Falando em sambas da Vila Isabel, quantos sambas desses de enorme sucesso foram de autoria sua com seus parceiros? Tem algum com destaque maior, aquele seu xodó?
Eu tenho 11 sambas-enredo na Avenida pela Vila. Meus sambas são que nem meus filhos, não tenho um preferido. Tiveram alguns com mais sucessos, como “Carnaval de Ilusões”, de 1967; “Sonho de um sonho”, de 1980; “Pra tudo se acabar na quarta-feira”, de 1984. Uma coisa que me marcou na escola foi ter feito o enredo e coordenado o samba “Kizomba, Festa da Raça”, de 1988.

Esse enredo, aliás, passa também pela sua história de vida por conta da sua chegada em Angola, em 1970. Como que foi sua chegada à África, e por qual motivo você foi a um lugar que passava por uma guerra civil?
Fui contratado por um empresário português, já que, na época, Angola ainda era colônia de Portugal. Por aqui, ninguém sabia o que estava acontecendo lá, eu não sabia de nada, fui como um simples artista contratado. Quando cheguei lá, fiquei sabendo de tudo, que praticamente todos os países africanos estavam em guerras de independência, inclusive Angola. Tive que fazer dois shows, o primeiro foi numa parte destinada aos negros, o outro numa parte destinada às pessoas brancas. Como gostaram dos dois shows, pedi para fazer mais um, só que, agora, com todo o mundo misturado, e aceitaram. Reconhecem até hoje que aquele momento foi importante.

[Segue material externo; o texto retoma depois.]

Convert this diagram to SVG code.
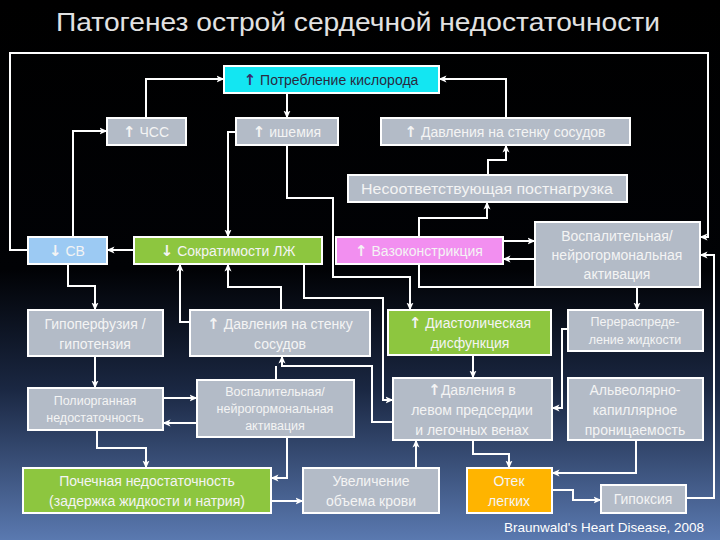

 Essa mistura com Angola acabou trazendo a vitória do samba de “Kizomba, Festa da Raça”. Quando você viu que o primeiro título da Vila Isabel saiu de uma história assim, como você se sentiu?

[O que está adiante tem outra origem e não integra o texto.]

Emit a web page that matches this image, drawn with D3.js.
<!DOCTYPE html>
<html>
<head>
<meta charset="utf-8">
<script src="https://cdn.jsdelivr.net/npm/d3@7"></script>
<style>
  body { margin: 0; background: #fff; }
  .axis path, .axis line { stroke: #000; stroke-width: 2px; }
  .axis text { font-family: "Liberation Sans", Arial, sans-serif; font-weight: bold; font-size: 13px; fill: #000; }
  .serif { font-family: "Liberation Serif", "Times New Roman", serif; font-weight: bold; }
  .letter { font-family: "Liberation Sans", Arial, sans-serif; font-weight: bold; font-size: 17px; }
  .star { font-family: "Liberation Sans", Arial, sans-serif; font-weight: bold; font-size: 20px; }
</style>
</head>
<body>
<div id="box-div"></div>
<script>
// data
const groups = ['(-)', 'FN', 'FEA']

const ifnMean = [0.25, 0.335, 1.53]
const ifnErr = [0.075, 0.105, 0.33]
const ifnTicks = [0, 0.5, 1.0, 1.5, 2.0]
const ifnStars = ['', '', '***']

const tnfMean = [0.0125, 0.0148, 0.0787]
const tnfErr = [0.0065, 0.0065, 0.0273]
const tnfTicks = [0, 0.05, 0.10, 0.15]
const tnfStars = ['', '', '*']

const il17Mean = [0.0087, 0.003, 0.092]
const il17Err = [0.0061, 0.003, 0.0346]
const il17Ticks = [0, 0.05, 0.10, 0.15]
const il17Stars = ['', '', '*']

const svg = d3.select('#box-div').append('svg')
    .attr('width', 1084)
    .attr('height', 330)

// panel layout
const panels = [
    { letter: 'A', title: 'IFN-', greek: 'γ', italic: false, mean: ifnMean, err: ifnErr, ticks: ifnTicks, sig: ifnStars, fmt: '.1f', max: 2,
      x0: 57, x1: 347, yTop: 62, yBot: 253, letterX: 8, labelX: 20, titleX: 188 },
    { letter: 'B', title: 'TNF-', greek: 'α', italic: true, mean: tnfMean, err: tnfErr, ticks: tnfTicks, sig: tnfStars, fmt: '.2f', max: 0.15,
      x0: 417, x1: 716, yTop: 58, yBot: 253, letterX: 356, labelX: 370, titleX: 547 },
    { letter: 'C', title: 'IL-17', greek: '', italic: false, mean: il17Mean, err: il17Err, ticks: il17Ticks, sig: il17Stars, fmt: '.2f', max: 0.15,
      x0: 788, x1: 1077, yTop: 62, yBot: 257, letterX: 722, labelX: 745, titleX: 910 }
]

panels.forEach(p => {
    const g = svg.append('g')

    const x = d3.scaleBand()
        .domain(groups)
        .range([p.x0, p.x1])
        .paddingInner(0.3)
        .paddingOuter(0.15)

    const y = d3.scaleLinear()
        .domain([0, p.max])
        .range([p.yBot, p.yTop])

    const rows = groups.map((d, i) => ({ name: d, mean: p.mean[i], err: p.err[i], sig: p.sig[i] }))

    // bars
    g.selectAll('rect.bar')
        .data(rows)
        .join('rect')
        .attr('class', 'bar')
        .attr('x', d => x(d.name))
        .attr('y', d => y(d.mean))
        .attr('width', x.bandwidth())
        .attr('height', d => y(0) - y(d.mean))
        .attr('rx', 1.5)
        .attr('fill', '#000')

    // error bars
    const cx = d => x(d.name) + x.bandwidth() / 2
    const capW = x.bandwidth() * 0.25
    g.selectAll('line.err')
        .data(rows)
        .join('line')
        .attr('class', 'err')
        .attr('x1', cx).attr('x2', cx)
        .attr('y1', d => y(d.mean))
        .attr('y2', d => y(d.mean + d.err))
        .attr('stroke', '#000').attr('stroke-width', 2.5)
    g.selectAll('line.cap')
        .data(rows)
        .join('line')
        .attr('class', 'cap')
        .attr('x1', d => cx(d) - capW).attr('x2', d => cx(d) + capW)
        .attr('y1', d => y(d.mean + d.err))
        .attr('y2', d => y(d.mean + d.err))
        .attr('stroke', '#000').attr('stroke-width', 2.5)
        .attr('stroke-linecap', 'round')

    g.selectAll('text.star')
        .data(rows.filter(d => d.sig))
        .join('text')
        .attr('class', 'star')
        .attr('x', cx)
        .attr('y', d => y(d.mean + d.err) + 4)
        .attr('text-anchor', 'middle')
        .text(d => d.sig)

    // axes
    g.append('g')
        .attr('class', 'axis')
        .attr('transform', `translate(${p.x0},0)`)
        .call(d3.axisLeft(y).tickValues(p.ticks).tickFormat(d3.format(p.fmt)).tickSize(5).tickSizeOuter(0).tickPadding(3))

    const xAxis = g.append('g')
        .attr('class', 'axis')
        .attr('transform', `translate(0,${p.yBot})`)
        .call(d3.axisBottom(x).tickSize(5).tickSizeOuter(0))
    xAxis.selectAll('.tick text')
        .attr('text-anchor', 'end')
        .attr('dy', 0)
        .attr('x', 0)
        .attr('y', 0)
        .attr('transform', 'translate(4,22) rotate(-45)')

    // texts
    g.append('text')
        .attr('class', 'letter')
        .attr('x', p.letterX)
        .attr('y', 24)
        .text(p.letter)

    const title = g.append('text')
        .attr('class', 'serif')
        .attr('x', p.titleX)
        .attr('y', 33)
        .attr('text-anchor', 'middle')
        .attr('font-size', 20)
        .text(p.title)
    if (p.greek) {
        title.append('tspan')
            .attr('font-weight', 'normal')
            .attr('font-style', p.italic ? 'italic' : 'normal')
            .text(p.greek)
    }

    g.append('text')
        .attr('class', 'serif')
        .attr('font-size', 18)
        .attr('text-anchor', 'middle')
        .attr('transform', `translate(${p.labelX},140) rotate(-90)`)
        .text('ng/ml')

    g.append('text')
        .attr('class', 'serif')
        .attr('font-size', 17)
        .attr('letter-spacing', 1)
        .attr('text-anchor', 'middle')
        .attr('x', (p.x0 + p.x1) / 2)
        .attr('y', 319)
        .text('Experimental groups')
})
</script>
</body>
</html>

Ficou na história do carnaval. Cinco anos depois da independência de Angola, em 1980, o governo percebeu que o povo estava sem diversão e me chamaram como embaixador para fazer uma grande folia, um carnaval mesmo. Botei um monte de gente dentro de um avião e fomos, até o Chico Buarque estava no meio. Depois, fizemos uma contrapartida e organizei tudo aqui no Brasil para alguns artistas angolanos tocarem aqui, fiz o famoso meio de campo entre Brasil e Angola.

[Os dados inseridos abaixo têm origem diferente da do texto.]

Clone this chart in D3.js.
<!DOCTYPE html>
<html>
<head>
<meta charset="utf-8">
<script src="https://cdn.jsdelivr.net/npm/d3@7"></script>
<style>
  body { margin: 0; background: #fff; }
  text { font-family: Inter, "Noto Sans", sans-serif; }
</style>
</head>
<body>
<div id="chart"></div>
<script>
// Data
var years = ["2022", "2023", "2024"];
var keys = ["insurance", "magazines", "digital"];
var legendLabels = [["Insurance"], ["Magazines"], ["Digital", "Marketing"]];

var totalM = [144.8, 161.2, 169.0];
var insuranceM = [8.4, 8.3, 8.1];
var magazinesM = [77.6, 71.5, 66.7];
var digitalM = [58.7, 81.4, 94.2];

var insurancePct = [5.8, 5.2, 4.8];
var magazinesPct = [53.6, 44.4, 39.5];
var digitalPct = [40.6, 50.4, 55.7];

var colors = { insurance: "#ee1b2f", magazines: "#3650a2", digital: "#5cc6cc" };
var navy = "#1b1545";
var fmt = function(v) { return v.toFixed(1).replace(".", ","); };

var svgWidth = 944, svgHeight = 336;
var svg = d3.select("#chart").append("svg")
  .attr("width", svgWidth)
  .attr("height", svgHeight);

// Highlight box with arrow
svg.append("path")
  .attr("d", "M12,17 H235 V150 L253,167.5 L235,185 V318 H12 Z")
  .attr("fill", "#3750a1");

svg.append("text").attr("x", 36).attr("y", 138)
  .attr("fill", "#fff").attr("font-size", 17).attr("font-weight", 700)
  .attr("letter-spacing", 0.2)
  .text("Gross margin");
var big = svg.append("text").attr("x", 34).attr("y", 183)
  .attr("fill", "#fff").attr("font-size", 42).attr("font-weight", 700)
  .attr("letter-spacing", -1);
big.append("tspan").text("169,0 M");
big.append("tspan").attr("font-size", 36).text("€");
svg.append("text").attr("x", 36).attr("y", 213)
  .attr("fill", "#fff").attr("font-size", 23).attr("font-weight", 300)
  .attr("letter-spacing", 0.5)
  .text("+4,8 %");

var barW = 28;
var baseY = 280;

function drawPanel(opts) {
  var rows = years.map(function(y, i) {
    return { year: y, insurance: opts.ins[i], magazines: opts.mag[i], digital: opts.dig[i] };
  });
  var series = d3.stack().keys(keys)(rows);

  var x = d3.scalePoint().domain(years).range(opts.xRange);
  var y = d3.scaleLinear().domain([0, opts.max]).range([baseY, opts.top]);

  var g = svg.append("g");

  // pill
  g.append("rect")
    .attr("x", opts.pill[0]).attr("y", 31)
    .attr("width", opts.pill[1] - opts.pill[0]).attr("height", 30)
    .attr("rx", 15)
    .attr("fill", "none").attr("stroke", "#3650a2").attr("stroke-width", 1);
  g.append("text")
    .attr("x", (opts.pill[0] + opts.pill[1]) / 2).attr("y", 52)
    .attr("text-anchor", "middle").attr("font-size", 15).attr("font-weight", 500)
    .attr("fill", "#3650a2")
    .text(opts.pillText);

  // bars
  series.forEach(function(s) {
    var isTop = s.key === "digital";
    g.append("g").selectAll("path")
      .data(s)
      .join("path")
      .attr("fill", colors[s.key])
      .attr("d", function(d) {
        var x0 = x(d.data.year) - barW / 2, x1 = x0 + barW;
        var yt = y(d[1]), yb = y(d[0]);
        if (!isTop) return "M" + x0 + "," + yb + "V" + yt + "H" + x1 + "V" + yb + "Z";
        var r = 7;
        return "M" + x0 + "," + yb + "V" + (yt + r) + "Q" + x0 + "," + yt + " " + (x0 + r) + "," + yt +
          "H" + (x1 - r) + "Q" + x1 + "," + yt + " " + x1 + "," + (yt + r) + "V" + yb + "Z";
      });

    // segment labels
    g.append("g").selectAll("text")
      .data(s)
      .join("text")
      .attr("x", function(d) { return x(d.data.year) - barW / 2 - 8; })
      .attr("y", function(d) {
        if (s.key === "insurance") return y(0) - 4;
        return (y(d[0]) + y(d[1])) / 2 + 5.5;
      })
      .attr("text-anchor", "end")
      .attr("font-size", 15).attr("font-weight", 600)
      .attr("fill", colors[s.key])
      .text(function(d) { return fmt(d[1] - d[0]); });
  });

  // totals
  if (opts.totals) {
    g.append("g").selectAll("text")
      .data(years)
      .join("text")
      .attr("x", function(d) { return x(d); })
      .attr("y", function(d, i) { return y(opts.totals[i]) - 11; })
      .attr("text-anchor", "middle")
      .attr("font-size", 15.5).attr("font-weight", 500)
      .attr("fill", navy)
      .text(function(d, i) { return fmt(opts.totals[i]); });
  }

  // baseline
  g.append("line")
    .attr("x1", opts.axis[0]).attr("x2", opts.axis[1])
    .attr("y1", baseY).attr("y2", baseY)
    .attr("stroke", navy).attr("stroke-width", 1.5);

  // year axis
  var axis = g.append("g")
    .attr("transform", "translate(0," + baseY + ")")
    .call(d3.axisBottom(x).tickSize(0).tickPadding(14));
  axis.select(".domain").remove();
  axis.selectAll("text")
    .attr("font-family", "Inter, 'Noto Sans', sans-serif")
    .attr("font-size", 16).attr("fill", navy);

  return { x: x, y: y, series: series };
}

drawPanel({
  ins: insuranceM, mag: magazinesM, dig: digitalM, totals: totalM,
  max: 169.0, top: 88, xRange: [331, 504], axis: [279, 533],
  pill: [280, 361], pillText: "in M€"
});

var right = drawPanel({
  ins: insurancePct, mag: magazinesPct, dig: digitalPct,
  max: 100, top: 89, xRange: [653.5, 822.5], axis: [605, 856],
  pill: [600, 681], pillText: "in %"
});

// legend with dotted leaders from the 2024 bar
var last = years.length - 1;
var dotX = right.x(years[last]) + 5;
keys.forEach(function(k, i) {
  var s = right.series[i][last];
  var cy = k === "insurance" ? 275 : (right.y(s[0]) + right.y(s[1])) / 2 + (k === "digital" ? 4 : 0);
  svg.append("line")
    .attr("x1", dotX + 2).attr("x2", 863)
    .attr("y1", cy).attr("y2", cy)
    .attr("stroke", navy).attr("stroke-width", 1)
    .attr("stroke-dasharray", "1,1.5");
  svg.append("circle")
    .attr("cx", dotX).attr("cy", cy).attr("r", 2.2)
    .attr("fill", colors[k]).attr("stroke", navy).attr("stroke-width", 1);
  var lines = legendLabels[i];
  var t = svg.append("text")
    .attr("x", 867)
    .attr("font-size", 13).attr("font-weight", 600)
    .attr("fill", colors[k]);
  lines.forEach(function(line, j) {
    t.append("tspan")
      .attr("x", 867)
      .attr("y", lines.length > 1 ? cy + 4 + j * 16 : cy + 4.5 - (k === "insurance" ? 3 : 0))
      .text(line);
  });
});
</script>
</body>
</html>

Quem não te conhece, pensa que você não para! 80 anos a todo vapor, como você faz para produzir tanto? Qual o segredo para não perder essa energia e alegria?
Realmente são muitas coisas que me envolvem, mas não largo mão do meu tempo de descanso. Acordo todo dia só ao meio-dia e jogo um xadrez no computador, que prometi que só vou morrer depois que ganhar dele (risos). Planejar, escrever e compor, só faço de madrugada. A noite é silenciosa, tranquila, pouca gente me procura e aí as coisas fluem melhor. Eu me divido entre Duas Barras, no interior, e Barra da Tijuca. Eu gostaria de morar mais lá em Duas Barras e vir ao Rio de Janeiro passear ou só de acordo com as necessidades, só que acontece o contrário.

Pouca gente sabe, mas você cria alguns animais na sua fazenda em Duas Barras. Esse é o seu maior hooby?
 Tenho uma fazendinha, não chega a ser uma fazenda gigante. Tenho um pouco de tudo: boi, cavalo, galinha, ganso, pato, peixes no laguinho que tem lá... Gosto muito dos meus bichinhos. Meu objetivo foi ter um espaço para meu lazer, descansar, trocar uma ideia com a família e amigos. A vida de artista é muito corrida, imagina pra quem viveu isso por 50 anos!? Não tenho mais pique para muitas coisas, tanto que os meus dois últimos sambas pela Vila foram porque amigos me pediram, em 2010 e 2013.